Perhaps the most important takeaway from Arestia’s time in Hollywood is the perspective it offers on bosses: “You learn about what kind of boss you want to be in the future (or in my case, what kind of boss I absolutely didn’t want to be).”
Beyond the previous Hollywood anecdote, a recent Harvard Business Review article by Sigal Barsade and Olivia O’Neill highlights some extremely high-pressure situations, like US nuclear submarines where top brass instilled “constant fear of being yelled at—for making mistakes, not knowing things, challenging authority, and so on.” While these conditions “made it harder for sailors to think well and act quickly,” a change in leadership brought new creative thinking that yielded dramatic improvements. By replacing negative reinforcement with a management style that empowered the crew to make their own decisions, members “became more confident and accountable.”
Note here that with a fear-based management style there really is no choice but to micromanage since everyone will be afraid of screwing up. If you want to spend less time having to manage everything, then you have to sufficiently trust in and empower your employees.

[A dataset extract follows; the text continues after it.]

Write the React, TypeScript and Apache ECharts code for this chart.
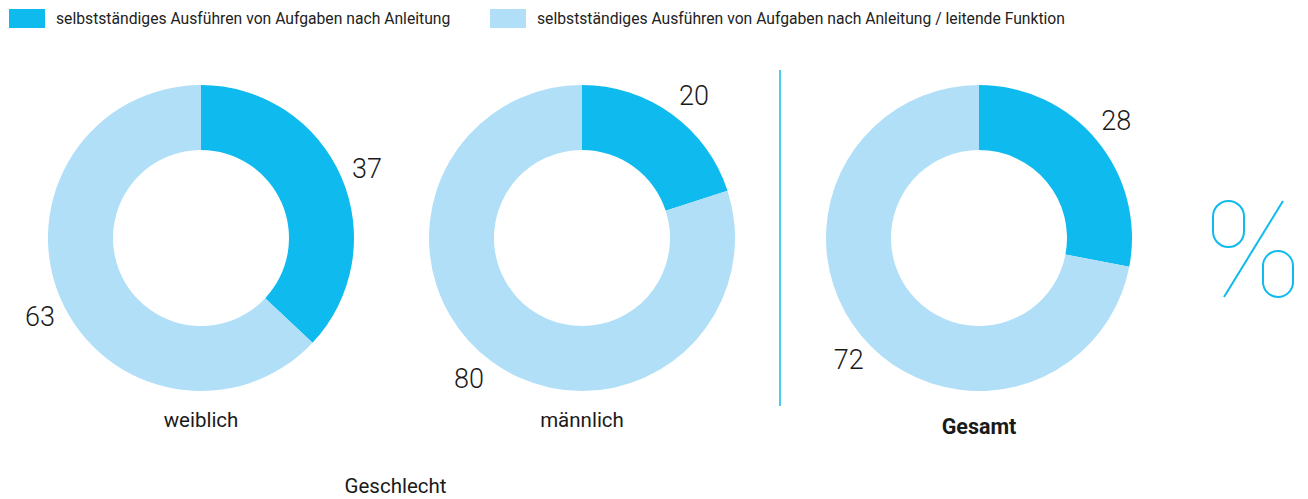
import React, { useEffect, useRef } from "react";
import * as echarts from "echarts";

const seriesNames = [
  "selbstständiges Ausführen von Aufgaben nach Anleitung",
  "selbstständiges Ausführen von Aufgaben nach Anleitung / leitende Funktion",
];
const categories = ["weiblich", "männlich", "Gesamt"];
const valuesAnleitung = [37, 20, 28];
const valuesLeitend = [63, 80, 72];
const groupTitle = "Geschlecht";

const DARK = "#0ebaee";
const LIGHT = "#b0dff7";
const FONT = "Roboto, 'DejaVu Sans', sans-serif";

// small label position fine-tuning per pie: [dark slice, light slice]
const labelNudges = [
  [[-1, 3], [6, 7]],
  [[5, 5], [-6, -6]],
  [[-3, -1], [10, 6]],
];

export default function App() {
  const ref = useRef<HTMLDivElement>(null);

  useEffect(() => {
    document.body.style.margin = "0";
    if (!ref.current) return;
    const chart = echarts.init(ref.current, undefined, { renderer: "svg" });
    const centers = [
      [201, 238],
      [582, 238],
      [979, 238],
    ];

    const ringSeries = categories.map((cat, i) => ({
      type: "pie",
      name: cat,
      center: centers[i],
      radius: [88, 153],
      startAngle: 90,
      clockwise: true,
      silent: true,
      label: { show: false },
      labelLine: { show: false },
      emphasis: { disabled: true },
      data: [
        { name: seriesNames[0], value: valuesAnleitung[i], itemStyle: { color: DARK } },
        { name: seriesNames[1], value: valuesLeitend[i], itemStyle: { color: LIGHT } },
      ],
    }));

    // transparent ring whose "inside" labels sit at radius ~179 on each slice's mid angle
    const labelSeries = categories.map((cat, i) => ({
      type: "pie",
      name: cat + " Werte",
      center: centers[i],
      radius: [170, 188],
      startAngle: 90,
      clockwise: true,
      silent: true,
      z: 3,
      itemStyle: { color: "rgba(0,0,0,0)" },
      label: {
        show: true,
        position: "inside",
        formatter: "{c}",
        fontFamily: FONT,
        fontSize: 27,
        fontWeight: 300,
        color: "#1a1a1a",
      },
      labelLine: { show: false },
      emphasis: { disabled: true },
      data: [
        {
          name: seriesNames[0] + " ",
          value: valuesAnleitung[i],
          label: { offset: labelNudges[i][0] },
        },
        {
          name: seriesNames[1] + " ",
          value: valuesLeitend[i],
          label: { offset: labelNudges[i][1] },
        },
      ],
    }));

    const legendBase = {
      top: 9,
      padding: 0,
      icon: "rect",
      itemWidth: 36,
      itemHeight: 19,
      selectedMode: false,
      textStyle: {
        fontFamily: FONT,
        fontSize: 15.7,
        color: "#222",
        padding: [0, 0, 0, 6],
      },
    };

    const textStyle = (text: string, bold = false) => ({
      text,
      fontFamily: FONT,
      fontSize: bold ? 21.5 : 20.5,
      fontWeight: bold ? "bold" : "normal",
      fill: "#1a1a1a",
      textAlign: "center",
      textVerticalAlign: "middle",
    });

    chart.setOption({
      animation: false,
      legend: [
        { ...legendBase, left: 9, data: [seriesNames[0]] },
        { ...legendBase, left: 490, data: [seriesNames[1]] },
      ],
      series: [...ringSeries, ...labelSeries],
      graphic: [
        ...categories.map((cat, i) => ({
          type: "text",
          x: centers[i][0],
          y: i === 2 ? 426 : 420,
          style: textStyle(cat, i === 2),
        })),
        {
          type: "text",
          x: (centers[0][0] + centers[1][0]) / 2 + 4,
          y: 486,
          style: textStyle(groupTitle),
        },
        {
          type: "line",
          shape: { x1: 780, y1: 70, x2: 780, y2: 406 },
          style: { stroke: DARK, lineWidth: 1.5 },
        },
        {
          type: "rect",
          shape: { x: 1213, y: 201, width: 31, height: 46, r: 15.5 },
          style: { fill: "none", stroke: DARK, lineWidth: 2 },
        },
        {
          type: "rect",
          shape: { x: 1263, y: 251, width: 30, height: 46, r: 15 },
          style: { fill: "none", stroke: DARK, lineWidth: 2 },
        },
        {
          type: "line",
          shape: { x1: 1283, y1: 201, x2: 1224, y2: 297 },
          style: { stroke: DARK, lineWidth: 2 },
        },
      ],
    });

    return () => chart.dispose();
  }, []);

  return <div ref={ref} style={{ width: 1308, height: 499 }} />;
}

Barsade and O’Neill’s article offers some clearly better alternatives to the fear-based culture. Perhaps most heartening was the survey-derived insight that “joy was one of the strongest drivers of employee satisfaction and commitment.” How does that translate to results that would benefit the company directly? The authors go on to note that “Positive emotions are consistently associated with better performance, quality, and customer service—this holds true across roles and industries and at various organizational levels.” For instance, when I am looking to integrate more students into discussions I could try to do that by making them afraid they’ll be called on for an answer, and that that answer will be judged harshly if it’s not satisfactory. Yet this approach would be counterproductive to the overall goal of exploring ideas with each other, as too many would sit in silence, self-censoring until they felt they had the exact right answer. Instead, I encourage students to share their thoughts and examples freely, and to have a laugh about it whenever we can. Over the years, bringing that sense of joy and freedom to the classroom has worked well for generating insights; more companies need to do the same.
If you’re trying to figure out how to keep your best people around and engaged, it’s time to start cultivating joy rather than fear. As an important first step toward that goal, managers need to demonstrate the behaviors they want to see in the rest of the team. If you’re just not feeling it that day, you still have to try to put on a happy face.